Welcome to Dunning Academy, where today’s best young minds and upper-crust legacies are molded into tomorrow’s movers and shakers—if the academic and social pressures don’t break them first. When 14-year-old Sam Webber received his acceptance, his mother, Hannah, was overjoyed. Sam was the miracle baby she and her husband, Edward, thought they would never have, and from the moment of his birth, he became the center of his mother’s life. Dunning was her idea—Sam would receive a superior education and make the important connections that would lead to a successful life. But now, he is on his own, insecure and struggling (“He realized something during those first weeks it would take his mother a long time to understand: the only way he was going to master Dunning Academy would be through a side door”). That door is provided by Justin Crandall, a legacy golden boy, who befriends Sam and offers him a chance to join The Nine, Dunning’s secret society (think Yale’s Skull and Bones for the high school set). Gradually, as he is pulled more deeply into The Nine’s web, Sam comes to realize that the society’s ostensibly harmless pranks are being manipulated by others with malevolent agendas. Woven throughout the disturbing, plot-driven narrative is a poignant mother-son drama, with Hannah’s obsessive commitment to Sam’s Ivy League track causing a fracturing in their relationship. In fluid prose, Blasberg (Eden, 2017) combines two tales through two alternating voices.
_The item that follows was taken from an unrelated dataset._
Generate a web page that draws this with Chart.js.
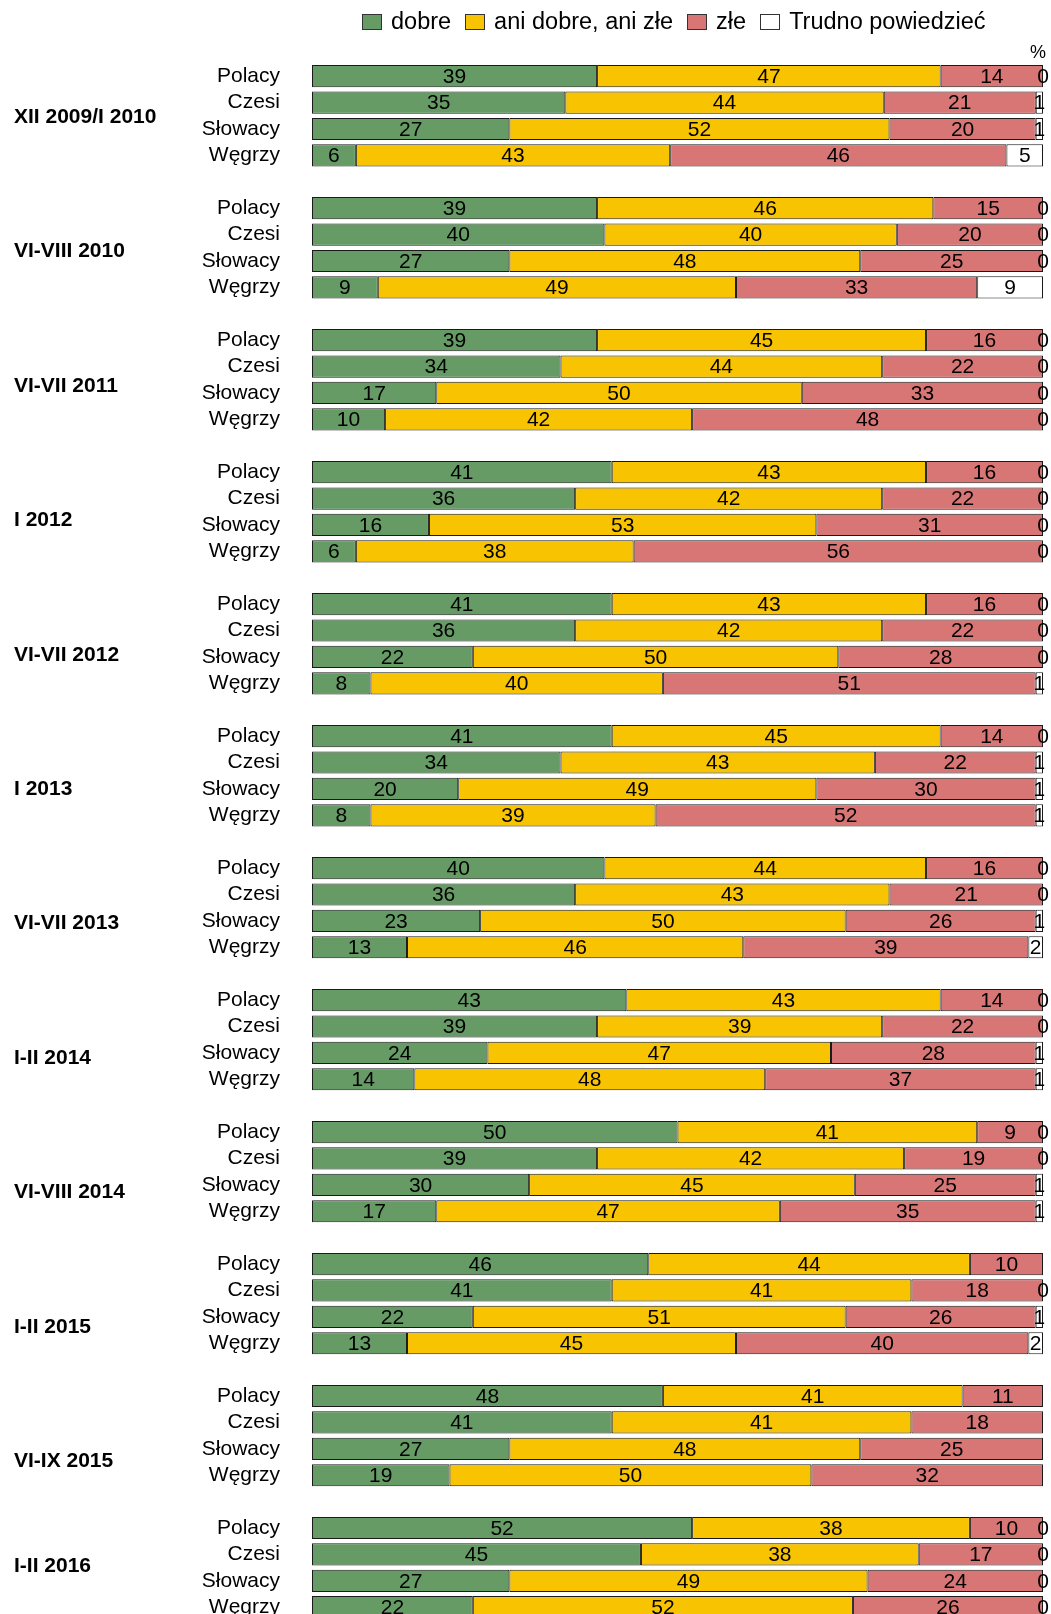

The third-person narrator provides the major storyline, in which decades-old misdeeds are resurrected through current schemes and blackmail, while Hannah delivers the subplot through first-person, emotional recollections. While Sam is an appealing lead character, readers will likely find Hannah’s intransigence frustrating. But ultimately, she faces the fact that her own ambitions for Sam left him vulnerable to the machinations of more experienced players: “I used to take it for granted that our desires were intertwined. I assumed he’d absorbed them in utero, just as he shared my blood and my oxygen.”
A helicopter mom turns out to be no match for a well-funded conspiracy; engaging, with a likable young protagonist.